What I liked: the film doesn’t go the boring route. Chappie could easily have chosen to be the cliche “robot with a heart gets bullied by a society that just doesn’t understand him” route, but instead it chooses to ask what our response would be if said sentient robot decided to align itself with the wrong side of humanity, such as the drug traffickers and murderers. Blomkamp also manages to incorporate the ever-popular sci-fi debate of whether or not it is safe for robots to take the place of regular police officers, when it comes to making the tough calls in life or death situations. In other words, this is far more than your typical Iron Giant type of story, this is a whole ‘nother level of Hollywood social commentary. It’s not revolutionary or anything, but it does manage to successfully communicate the hard questions that most of us would rather ignore.
The issues with the film are few, with the biggest one (in my eyes) being pacing. The first act is great, yet the second and third acts could’ve used some trimming. It’s understandable that Blomkamp wants to exceed that two hour mark and maintain his uncut vision, which I respect, but there are some minor exposition moments that could’ve gone without saying, which would’ve left the movie shorter, tighter and a tad bit more effective. Specifically the ending, which I would’ve liked to end about ten minutes before it did. The movie follows through to its logical conclusion, but I feel like if they’d left a bit more up to the viewer’s imagination and hadn’t tied up every single dangling plot thread I would’ve actually left more satisfied.

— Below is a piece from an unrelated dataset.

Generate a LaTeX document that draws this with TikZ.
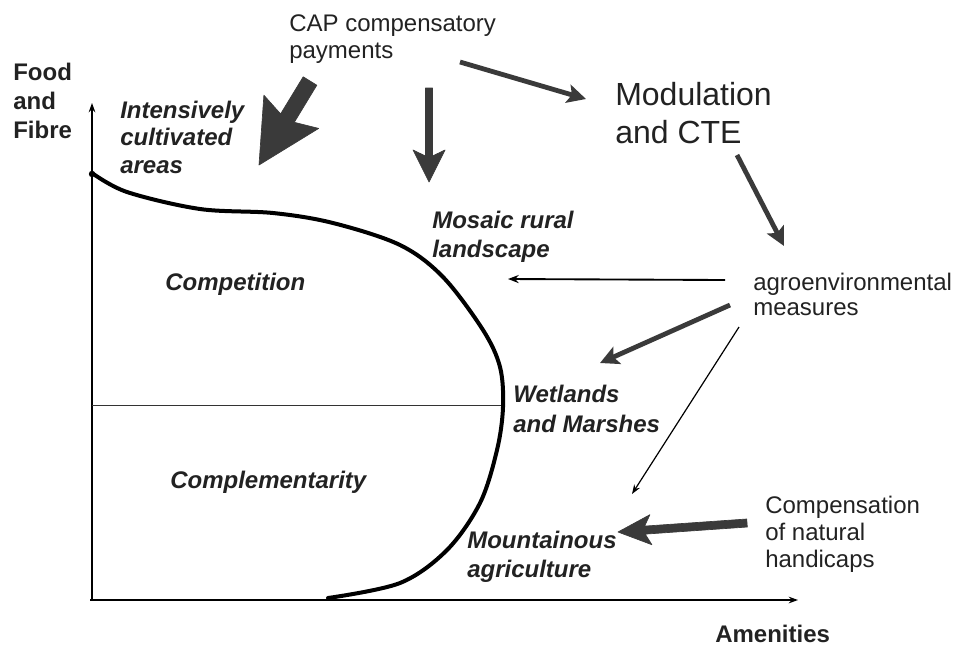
\documentclass[tikz,border=0pt]{standalone}
\usepackage{fontspec}
\setmainfont{Liberation Sans}
\usetikzlibrary{arrows.meta}
\definecolor{ink}{HTML}{222222}
\definecolor{fat}{HTML}{3A3A3A}
\begin{document}
\begin{tikzpicture}[x=0.75pt,y=-0.75pt,
  lbl/.style={inner sep=0pt, anchor=base west, align=left, text=ink},
  reg/.style={lbl, font=\fontsize{18}{18.75}\selectfont},
  regb/.style={lbl, font=\fontsize{18}{20.25}\selectfont},
  axlbl/.style={lbl, font=\fontsize{18}{21.75}\selectfont\bfseries},
  itlbl/.style={lbl, font=\fontsize{18}{21.75}\selectfont\bfseries\itshape},
  axisline/.style={draw=black, line width=1.1pt, -{Stealth[length=7pt,width=5pt]}},
  curveline/.style={draw=black, line width=3pt, line cap=round, line join=round},
  midarrow/.style={draw=fat, line width=3.6pt, -{Stealth[length=14pt,width=14pt,inset=3pt]}},
  thinarrow/.style={draw=black, line width=1.4pt, -{Stealth[length=8pt,width=6pt]}},
  hairarrow/.style={draw=black, line width=0.9pt, -{Stealth[length=7pt,width=5pt]}},
  fatshape/.style={fill=fat, draw=fat, line width=0.5pt, line join=round}
]
\useasboundingbox (0,0) rectangle (962,651);

% axes
\coordinate (O) at (92,600);
\coordinate (ytop) at (92,103);
\coordinate (xend) at (798,600);
\coordinate (xstart) at (90,600);
\draw[axisline] (O) -- (ytop);
\draw[axisline] (xstart) -- (xend);

% divider
\coordinate (divL) at (92,405);
\coordinate (divR) at (503,405);
\draw[black!80, line width=0.75pt] (divL) -- (divR);

% frontier curve
\draw[curveline] plot[smooth, tension=0.55] coordinates {
  (92,173) (127,192) (200,209) (273,213) (333,223) (400,245) (443,277)
  (483,330) (500,367) (503,407) (497,450) (480,503) (447,550) (400,583) (328,598)};
\fill[black] (92,174) circle[radius=3.2];

% labels (anchor = baseline of the last line)
\node[axlbl] (food) at (13,138) {Food\\and\\Fibre};
\node[axlbl] (amen) at (715,642) {Amenities};
\node[itlbl, font=\fontsize{18}{20.6}\selectfont\bfseries\itshape] (intens) at (120,173) {Intensively\\cultivated\\areas};
\node[reg, font=\fontsize{18}{20.25}\selectfont] (cap) at (289,58) {CAP compensatory\\payments};
\node[lbl, font=\fontsize{24}{28.5}\selectfont] (modul) at (615,143) {Modulation\\and CTE};
\node[itlbl] (mosaic) at (432,257) {Mosaic rural\\landscape};
\node[reg] (agro) at (753,315) {agroenvironmental\\measures};
\node[itlbl, font=\fontsize{18}{22.5}\selectfont\bfseries\itshape] (wet) at (513,432) {Wetlands\\and Marshes};
\node[itlbl] (compet) at (165,290) {Competition};
\node[itlbl] (compl) at (170,488) {Complementarity};
\node[itlbl] (mount) at (467,577) {Mountainous\\agriculture};
\node[regb] (compens) at (765,567) {Compensation\\of natural\\handicaps};

% fat arrow CAP -> intensively cultivated areas
\coordinate (a1tip) at (259,165);
\fill[fatshape] (316.8,85.2) -- (303.2,76.8) -- (280.6,113.9) -- (263.9,95.2)
  -- (a1tip) -- (318.7,128.4) -- (294.3,122.3) -- cycle;

% vertical arrow CAP -> mosaic
\coordinate (a2tip) at (429,182);
\fill[fatshape] (425.5,88) -- (432.5,88) -- (432.5,156) -- (445,150) -- (a2tip)
  -- (413,150) -- (425.5,156) -- cycle;

% CAP -> Modulation
\coordinate (a3s) at (460,62);
\coordinate (a3e) at (586,99);
\draw[midarrow] (a3s) -- (a3e);

% Modulation -> agro
\coordinate (a4s) at (737,155);
\coordinate (a4e) at (784,246);
\draw[midarrow] (a4s) -- (a4e);

% agro -> mosaic (thin)
\coordinate (a5s) at (725,280);
\coordinate (a5e) at (508,279);
\draw[thinarrow] (a5s) -- (a5e);

% agro -> wetlands
\coordinate (a6s) at (730,305);
\coordinate (a6e) at (600,363);
\draw[midarrow] (a6s) -- (a6e);

% agro -> mountainous (hairline)
\coordinate (a7s) at (739,327);
\coordinate (a7e) at (632,494);
\draw[hairarrow] (a7s) -- (a7e);

% compensation -> mountainous (fat)
\coordinate (a8tip) at (618,532);
\fill[fatshape] (747.3,527) -- (645.2,534.1) -- (651.9,544.7) -- (a8tip)
  -- (649.9,514.7) -- (644.6,526.1) -- (746.7,519) -- cycle;

\end{tikzpicture}
\end{document}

The score by Hans Zimmer is awesome, as always (even if he’s getting a bit by the numbers at this point), and the supplementary Die Antwoord tracks are solid enough. Speaking of Die Antwoord, the band who’s members are the leads of this movie, their acting skills are actually pretty solid! Nothing to write home about, but far better than what some are saying. Especially Yolandi, who manages to be an endearing mother to a child-minded police robot. That’s one heck of a role to kick off your acting career with. And even if we never see them again in a movie, they deserve to be commended for this and I like that Blomkamp includes these South African talents into his movies, it spices up the usual Hollywood soup. It goes without saying that Sharlto Copley was kick-ass as Chappie. Hugh Jackman was really good as well, and, in fact, the only actor who seemed to be phoning it in was Sigourney Weaver, who was probably only there so Blomkamp could establish a working relationship for Alien 3.
Overall, if there is still a theatre showing Chappie near you, I implore you to see it. It’s way better than critics would have you believe, and just because it doesn’t adhere to the same tired old story the trailers advertise it as, doesn’t mean it’s bad. It’s different, and uniquely endearing, just like Chappie himself.